→ The task:
Reproduce exactly the lines starting at the line that contains "Convert this chart" and ending at the line that contains "from matplotlib.patches import Polygon, Patch". Omit pictures.
## BEGIN
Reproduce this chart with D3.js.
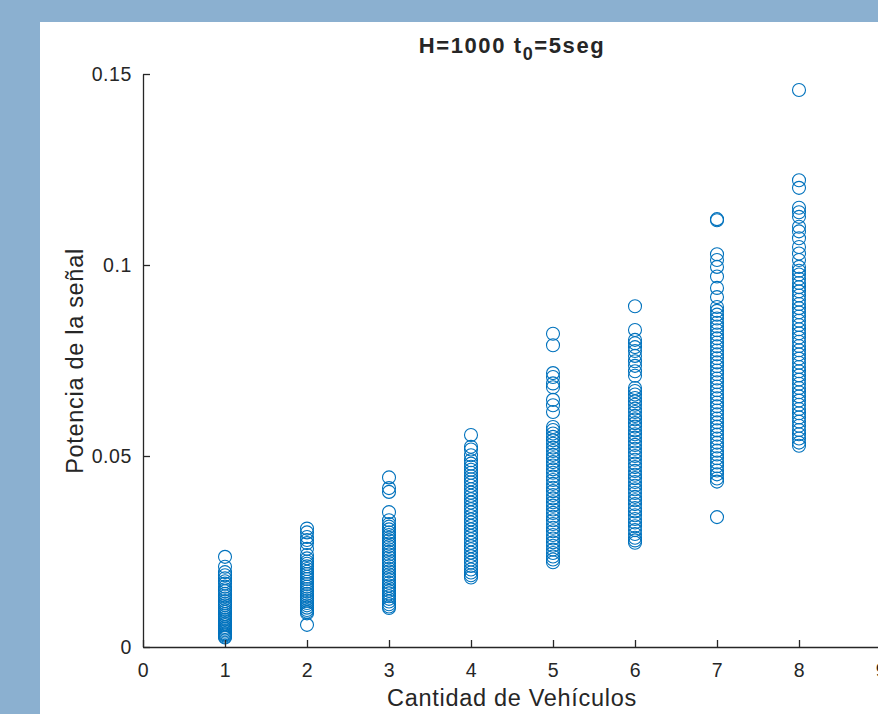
<!DOCTYPE html>
<html>
<head>
<meta charset="utf-8">
<script src="https://cdn.jsdelivr.net/npm/d3@7"></script>
<style>
  body { margin: 0; }
  text { font-family: "Liberation Sans", Arial, Helvetica, sans-serif; fill: #262626; }
</style>
</head>
<body>
<div class="container"></div>
<script>
const WIDTH = 878;
const HEIGHT = 714;

// values, one array per vehicle count
const vehicles = [1, 2, 3, 4, 5, 6, 7, 8];
const power1 = [0.0236, 0.0210, 0.0196, 0.0188, 0.0180, 0.0172, 0.0166, 0.0158, 0.0151, 0.0146, 0.0139, 0.0133, 0.0127, 0.0120, 0.0114, 0.0109, 0.0103, 0.0097, 0.0092, 0.0086, 0.0081, 0.0076, 0.0071, 0.0066, 0.0061, 0.0057, 0.0052, 0.0048, 0.0044, 0.0040, 0.0036, 0.0033, 0.0030, 0.0027, 0.0025];
const power2 = [0.0310, 0.0300, 0.0288, 0.0280, 0.0272, 0.0257, 0.0241, 0.0232, 0.0224, 0.0218, 0.0211, 0.0204, 0.0197, 0.0191, 0.0184, 0.0178, 0.0171, 0.0165, 0.0158, 0.0152, 0.0146, 0.0139, 0.0133, 0.0127, 0.0121, 0.0115, 0.0109, 0.0103, 0.0097, 0.0092, 0.0088, 0.0058];
const power3 = [0.0444, 0.0416, 0.0406, 0.0353, 0.0332, 0.0322, 0.0315, 0.0308, 0.0300, 0.0293, 0.0286, 0.0279, 0.0271, 0.0264, 0.0256, 0.0249, 0.0242, 0.0235, 0.0227, 0.0220, 0.0212, 0.0205, 0.0198, 0.0190, 0.0183, 0.0176, 0.0168, 0.0161, 0.0154, 0.0147, 0.0140, 0.0133, 0.0126, 0.0119, 0.0112, 0.0106, 0.0102];
const power4 = [0.0555, 0.0524, 0.0517, 0.0502, 0.0489, 0.0480, 0.0472, 0.0464, 0.0456, 0.0447, 0.0439, 0.0431, 0.0422, 0.0413, 0.0404, 0.0396, 0.0387, 0.0378, 0.0369, 0.0361, 0.0352, 0.0343, 0.0334, 0.0326, 0.0317, 0.0308, 0.0299, 0.0291, 0.0282, 0.0273, 0.0264, 0.0256, 0.0247, 0.0238, 0.0229, 0.0221, 0.0212, 0.0203, 0.0195, 0.0188, 0.0182];
const power5 = [0.0820, 0.0790, 0.0717, 0.0707, 0.0690, 0.0680, 0.0647, 0.0633, 0.0615, 0.0576, 0.0568, 0.0559, 0.0550, 0.0541, 0.0532, 0.0522, 0.0513, 0.0503, 0.0494, 0.0484, 0.0475, 0.0465, 0.0456, 0.0446, 0.0437, 0.0427, 0.0417, 0.0408, 0.0398, 0.0389, 0.0379, 0.0370, 0.0360, 0.0351, 0.0341, 0.0332, 0.0322, 0.0312, 0.0303, 0.0293, 0.0284, 0.0274, 0.0265, 0.0255, 0.0246, 0.0237, 0.0229, 0.0222];
const power6 = [0.0892, 0.0830, 0.0804, 0.0795, 0.0785, 0.0775, 0.0762, 0.0748, 0.0736, 0.0722, 0.0710, 0.0678, 0.0670, 0.0661, 0.0652, 0.0643, 0.0634, 0.0624, 0.0615, 0.0605, 0.0596, 0.0586, 0.0577, 0.0567, 0.0557, 0.0548, 0.0538, 0.0529, 0.0519, 0.0509, 0.0500, 0.0490, 0.0480, 0.0471, 0.0461, 0.0451, 0.0442, 0.0432, 0.0422, 0.0413, 0.0403, 0.0393, 0.0384, 0.0374, 0.0364, 0.0355, 0.0345, 0.0335, 0.0326, 0.0316, 0.0306, 0.0296, 0.0286, 0.0279, 0.0273];
const power7 = [0.1120, 0.1117, 0.1028, 0.1013, 0.0995, 0.0970, 0.0940, 0.0916, 0.0890, 0.0880, 0.0870, 0.0860, 0.0849, 0.0839, 0.0829, 0.0818, 0.0808, 0.0797, 0.0787, 0.0776, 0.0766, 0.0756, 0.0745, 0.0735, 0.0724, 0.0714, 0.0703, 0.0693, 0.0682, 0.0672, 0.0661, 0.0651, 0.0640, 0.0630, 0.0619, 0.0609, 0.0598, 0.0588, 0.0577, 0.0567, 0.0556, 0.0546, 0.0535, 0.0525, 0.0514, 0.0504, 0.0494, 0.0483, 0.0473, 0.0462, 0.0452, 0.0441, 0.0433, 0.0340];
const power8 = [0.1458, 0.1222, 0.1202, 0.1150, 0.1138, 0.1126, 0.1100, 0.1088, 0.1070, 0.1047, 0.1030, 0.1013, 0.0995, 0.0985, 0.0975, 0.0964, 0.0953, 0.0942, 0.0931, 0.0920, 0.0909, 0.0898, 0.0887, 0.0876, 0.0865, 0.0854, 0.0843, 0.0832, 0.0821, 0.0810, 0.0799, 0.0788, 0.0777, 0.0766, 0.0755, 0.0744, 0.0733, 0.0722, 0.0711, 0.0700, 0.0689, 0.0678, 0.0667, 0.0656, 0.0645, 0.0634, 0.0623, 0.0612, 0.0601, 0.0590, 0.0579, 0.0568, 0.0557, 0.0546, 0.0535, 0.0527];
const xTicks = [0, 1, 2, 3, 4, 5, 6, 7, 8, 9];
const yTicks = [0, 0.05, 0.1, 0.15];

const powers = [power1, power2, power3, power4, power5, power6, power7, power8];

var _xScale = d3.scaleLinear().domain([0, 9]).range([143, 881]);
var _yScale = d3.scaleLinear().domain([0, 0.15]).range([647, 74]);

var _svg = d3.select('.container').append('svg')
    .attr('width', WIDTH).attr('height', HEIGHT);

// figure background and white panel
_svg.append('rect').attr('width', WIDTH).attr('height', HEIGHT).attr('fill', '#8BB0D0');
_svg.append('rect').attr('x', 40).attr('y', 22).attr('width', WIDTH - 40).attr('height', HEIGHT - 22).attr('fill', '#ffffff');

// points
var points = [];
vehicles.forEach(function (v, i) {
    powers[i].forEach(function (p) { points.push({x: v, y: p}); });
});

_svg.append('g').selectAll('circle')
    .data(points)
    .enter().append('circle')
    .attr('cx', function (d) { return _xScale(d.x); })
    .attr('cy', function (d) { return _yScale(d.y); })
    .attr('r', 6.5)
    .attr('fill', 'none')
    .attr('stroke', '#0072BD')
    .attr('stroke-width', 1.1);

// axes, ticks pointing inward
var xAxis = d3.axisBottom(_xScale).tickValues(xTicks).tickSizeInner(-7).tickSizeOuter(0).tickPadding(16)
    .tickFormat(d3.format('d'));
var yAxis = d3.axisLeft(_yScale).tickValues(yTicks).tickSizeInner(-7).tickSizeOuter(0).tickPadding(11)
    .tickFormat(function (d) { return d === 0 ? '0' : String(d); });

var gx = _svg.append('g').attr('transform', 'translate(0,647)').call(xAxis);
var gy = _svg.append('g').attr('transform', 'translate(143,0)').call(yAxis);

[gx, gy].forEach(function (g) {
    g.selectAll('path, line').attr('stroke', '#262626').attr('stroke-width', 1.3);
    g.selectAll('text').attr('font-size', 19.5).attr('fill', '#262626')
        .attr('letter-spacing', 0.6)
        .style('font-family', '"Liberation Sans", Arial, sans-serif');
});

// title with subscript
var title = _svg.append('text')
    .attr('x', 512).attr('y', 53)
    .attr('text-anchor', 'middle')
    .attr('font-size', 22).attr('font-weight', 'bold')
    .attr('letter-spacing', 1.6)
    .attr('fill', '#000');
title.append('tspan').text('H=1000 t');
title.append('tspan').attr('dy', 7).attr('font-size', 18).text('0');
title.append('tspan').attr('dy', -7).text('=5seg');

_svg.append('text')
    .attr('x', 512).attr('y', 706)
    .attr('text-anchor', 'middle')
    .attr('font-size', 23.5)
    .attr('letter-spacing', 0.7)
    .text('Cantidad de Vehículos');

_svg.append('text')
    .attr('transform', 'translate(83,361) rotate(-90)')
    .attr('text-anchor', 'middle')
    .attr('font-size', 23.5)
    .attr('letter-spacing', 0.7)
    .text('Potencia de la señal');
</script>
</body>
</html>
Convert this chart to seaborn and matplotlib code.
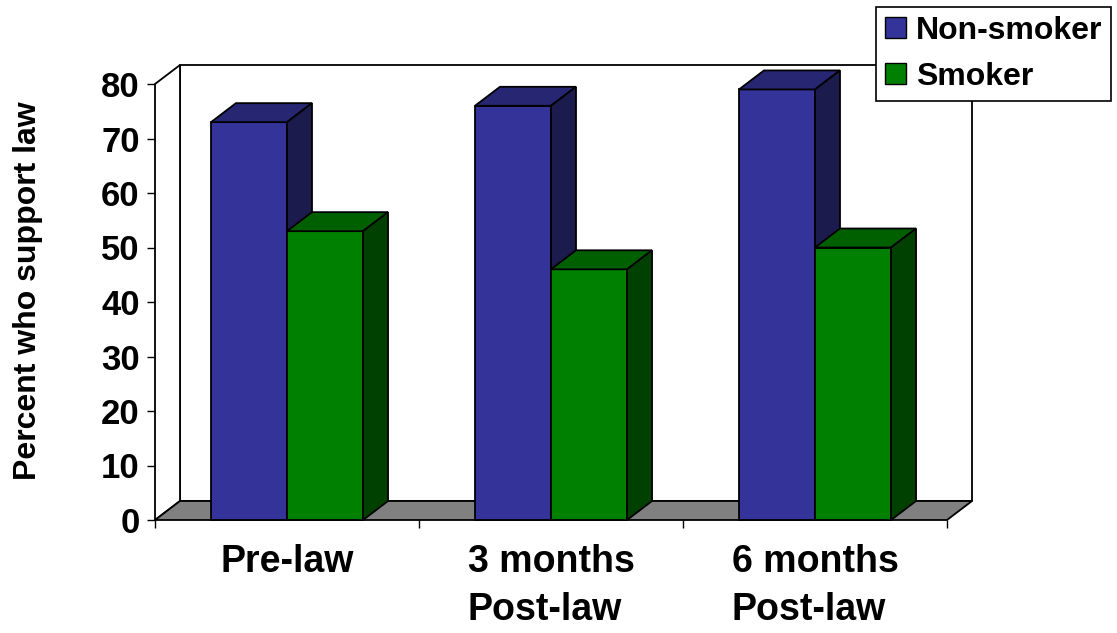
import numpy as np
import pandas as pd
import matplotlib
matplotlib.use("Agg")
import matplotlib.pyplot as plt
import seaborn as sns
from matplotlib.patches import Polygon, Patch

# ---- data ----
categories = ["Pre-law", "3 months\nPost-law", "6 months\nPost-law"]
series = ["Non-smoker", "Smoker"]
non_smoker = [73, 76, 79]
smoker = [53, 46, 50]
y_ticks = [0, 10, 20, 30, 40, 50, 60, 70, 80]
y_label = "Percent who support law"

# ---- styles ----
front_colors = {"Non-smoker": "#333399", "Smoker": "#008000"}
top_colors = {"Non-smoker": "#262673", "Smoker": "#006000"}
side_colors = {"Non-smoker": "#1b1b4d", "Smoker": "#004000"}

df = pd.DataFrame({
    "category": categories * 2,
    "group": [series[0]] * len(categories) + [series[1]] * len(categories),
    "value": non_smoker + smoker,
})

sns.set_theme(style="white")
plt.rcParams["font.family"] = ["Liberation Sans", "DejaVu Sans"]
plt.rcParams["font.weight"] = "bold"
plt.rcParams["text.color"] = "black"

W, H = 1117, 633
fig = plt.figure(figsize=(W / 100, H / 100), dpi=100)
ax = fig.add_axes([155 / W, 113 / H, 792 / W, 436 / H])

sns.barplot(data=df, x="category", y="value", hue="group", order=categories,
            hue_order=series, palette=front_colors, width=0.576, saturation=1,
            errorbar=None, edgecolor="black", linewidth=1.3, legend=False, ax=ax)

# bars grouped by series via containers
bar_groups = []
for gi, cont in enumerate(ax.containers):
    for p in cont.patches:
        bar_groups.append((p, series[gi]))

ymax = y_ticks[-1]
n_cat = len(categories)
ax.set_xlim(-0.5, n_cat - 0.5)
ax.set_ylim(0, ymax)
for s in ax.spines.values():
    s.set_visible(False)

# depth offset (pixels -> data units)
ppx = ax.bbox.width / n_cat
ppy = ax.bbox.height / ymax
DX = 25 / ppx
DY = 19 / ppy

x0, x1 = -0.5, n_cat - 0.5
lw = 1.3
# back wall, left wall, floor
ax.add_patch(Polygon([(x0 + DX, DY), (x1 + DX, DY), (x1 + DX, ymax + DY), (x0 + DX, ymax + DY)],
                     closed=True, facecolor="white", edgecolor="black", lw=lw, zorder=0.2, clip_on=False))
ax.add_patch(Polygon([(x0, 0), (x0, ymax), (x0 + DX, ymax + DY), (x0 + DX, DY)],
                     closed=True, facecolor="white", edgecolor="black", lw=lw, zorder=0.3, clip_on=False))
ax.add_patch(Polygon([(x0, 0), (x1, 0), (x1 + DX, DY), (x0 + DX, DY)],
                     closed=True, facecolor="#808080", edgecolor="black", lw=lw, zorder=0.4, clip_on=False))

# 3D faces on bars, painter's order left to right
bar_groups.sort(key=lambda t: t[0].get_x())
for i, (bar, grp) in enumerate(bar_groups):
    z = 2 + i
    bx0 = bar.get_x()
    bx1 = bx0 + bar.get_width()
    h = bar.get_height()
    bar.set_zorder(z)
    bar.set_clip_on(False)
    ax.add_patch(Polygon([(bx0, h), (bx1, h), (bx1 + DX, h + DY), (bx0 + DX, h + DY)],
                         closed=True, facecolor=top_colors[grp], edgecolor="black",
                         lw=lw, zorder=z, clip_on=False))
    ax.add_patch(Polygon([(bx1, 0), (bx1, h), (bx1 + DX, h + DY), (bx1 + DX, DY)],
                         closed=True, facecolor=side_colors[grp], edgecolor="black",
                         lw=lw, zorder=z, clip_on=False))

# ticks
ax.set_yticks(y_ticks)
ax.set_yticklabels([str(t) for t in y_ticks])
ax.tick_params(axis="y", left=True, length=6, width=1.0, pad=5, labelsize=25,
               colors="black")
ax.set_xticks(np.arange(n_cat + 1) - 0.5)
ax.set_xticklabels([])
ax.set_xticks(np.arange(n_cat), minor=True)
ax.set_xticklabels(categories, minor=True)
ax.tick_params(axis="x", which="major", bottom=True, length=6, width=1.0, colors="black")
ax.tick_params(axis="x", which="minor", bottom=True, length=0, pad=17, labelsize=27,
               labelcolor="black")
for lbl in ax.get_xticklabels(minor=True):
    lbl.set_multialignment("left")
    lbl.set_linespacing(1.44)
    lbl.set_fontweight("bold")
for lbl in ax.get_yticklabels():
    lbl.set_fontweight("bold")
ax.set_xlabel("")
ax.set_ylabel("")

fig.text(28 / W, 1 - 291 / H, y_label, rotation=90, ha="center", va="center",
         fontsize=23, fontweight="bold", color="black")

handles = [Patch(facecolor=front_colors[s], edgecolor="black", label=s) for s in series]
leg = fig.legend(handles=handles, loc="upper right", bbox_to_anchor=(1111 / W, 1 - 7 / H),
                 frameon=True, fancybox=False, edgecolor="black", framealpha=1,
                 fontsize=23, handlelength=0.66, handleheight=0.66, handletextpad=0.3,
                 borderpad=0.28, labelspacing=0.5, borderaxespad=0, labelcolor="black")
leg.get_frame().set_linewidth(1.2)
for t in leg.get_texts():
    t.set_fontweight("bold")

fig.savefig("out.png", dpi=100)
## END
→ The result:
Convert this chart to seaborn and matplotlib code.
import numpy as np
import pandas as pd
import matplotlib
matplotlib.use("Agg")
import matplotlib.pyplot as plt
import seaborn as sns
from matplotlib.patches import Polygon, Patch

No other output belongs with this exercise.